If your MongoDB deployment is version 3.6+, I would recommend to utilise MongoDB Change Streams over tailing the oplog.
You may also find Change Streams Production Recommendations a useful resource.
With tailable cursor, you follow ALL changes to all collections. With changeStream, you see only changes to the selected collection. Much less traffic and more reliable.
I'm trying to make use of Mongoose and its querystream in a scheduling application, but maybe I'm misunderstanding how it works. I've read this question here on SO [Mongoose QueryStream new results and it seems I'm correct, but someone please explain:
If I'm filtering a query like so -
Model.find().stream()
when I add or change something that matches the .find(), it should throw a data event, correct? Or am I completely wrong in my understanding of this issue?
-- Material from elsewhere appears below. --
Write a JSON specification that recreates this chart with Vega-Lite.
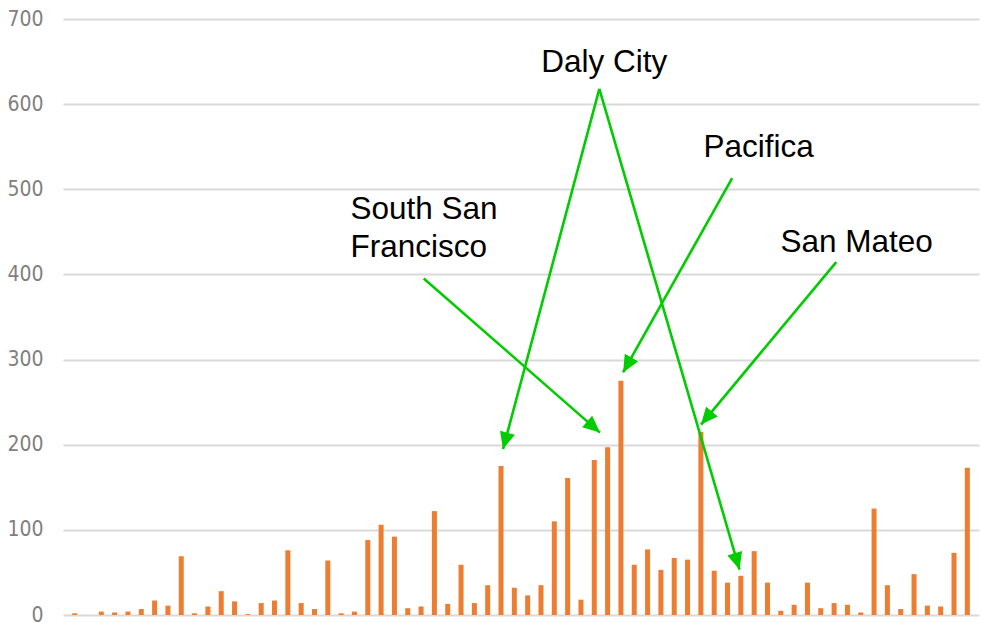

For example, I'm trying to look at some data like so:
Events.find({'title':/^word/}).stream();
I'm changing titles in the mongodb console, and not seeing any changes.
Can anyone explain why?
Your understanding is indeed incorrect as a stream is just an output stream of the current query response and not something that "listens for new data" by itself. The returned result here is basically just a node streaming interface, which is an optional choice as opposed to a "cursor", or indeed the direct translation to an array as mongoose methods do by default.
So a "stream" does not just "follow" anything. It is reall just another way of dealing with the normal results of a query, but in a way that does not "slurp" all of the results into memory at once. It rather uses event listeners to process each result as it is fetched from the server cursor.
What you are in fact talking about is a "tailable cursor", or some variant thereof. In basic MongoDB operations, a "tailable cursor" can be implemented on a capped collection. This is a special type of collection with specific rules, so it might not suit your purposes. They are intended for "insert only" operations which is typically suited to event queues.
On a model that is using a capped collection ( and only where a capped collection has been set ) then you implement like this:
var query = Events.find({'title':/^word/}).sort({ "$natural": -1}).limit(1);
var stream = query.tailable({ "awaitdata": true}).stream();
// fires on data received
stream.on("data",function(data) {
console.log(data);
});
The "awaitdata" there is just as an important option as the "tailable" option itself, as it is the main thing that tells the query cursor to remain "active" and "tail" the additions to the collection that meet the query conditions. But your collection must be "capped" for this to work.
An alternate and more adavanced approach to this is to do something like the meteor distribution does, where the "capped collection" that is being tailed is in fact the MongoDB oplog. This requires a replica set configuration, however just as meteor does out of the box, there is nothing wrong with having a single node as a replica set in itself. It's just not wise to do so in production.
This is more adavnced than a simple answer, but the basic concept is since the "oplog" is a capped collection you are able to "tail" it for all write operations on the database. This event data is then inspected to determine such details as the collection you want to watch for writes has been written to. Then that data can be used to query the new information and do something like return the updated or new results to a client via a websocket or similar.
But a stream in itself is just a stream. To "follow" the changes on a collection you either need to implement it as capped, or consider implementing a process based on watching the changes in the oplog as described.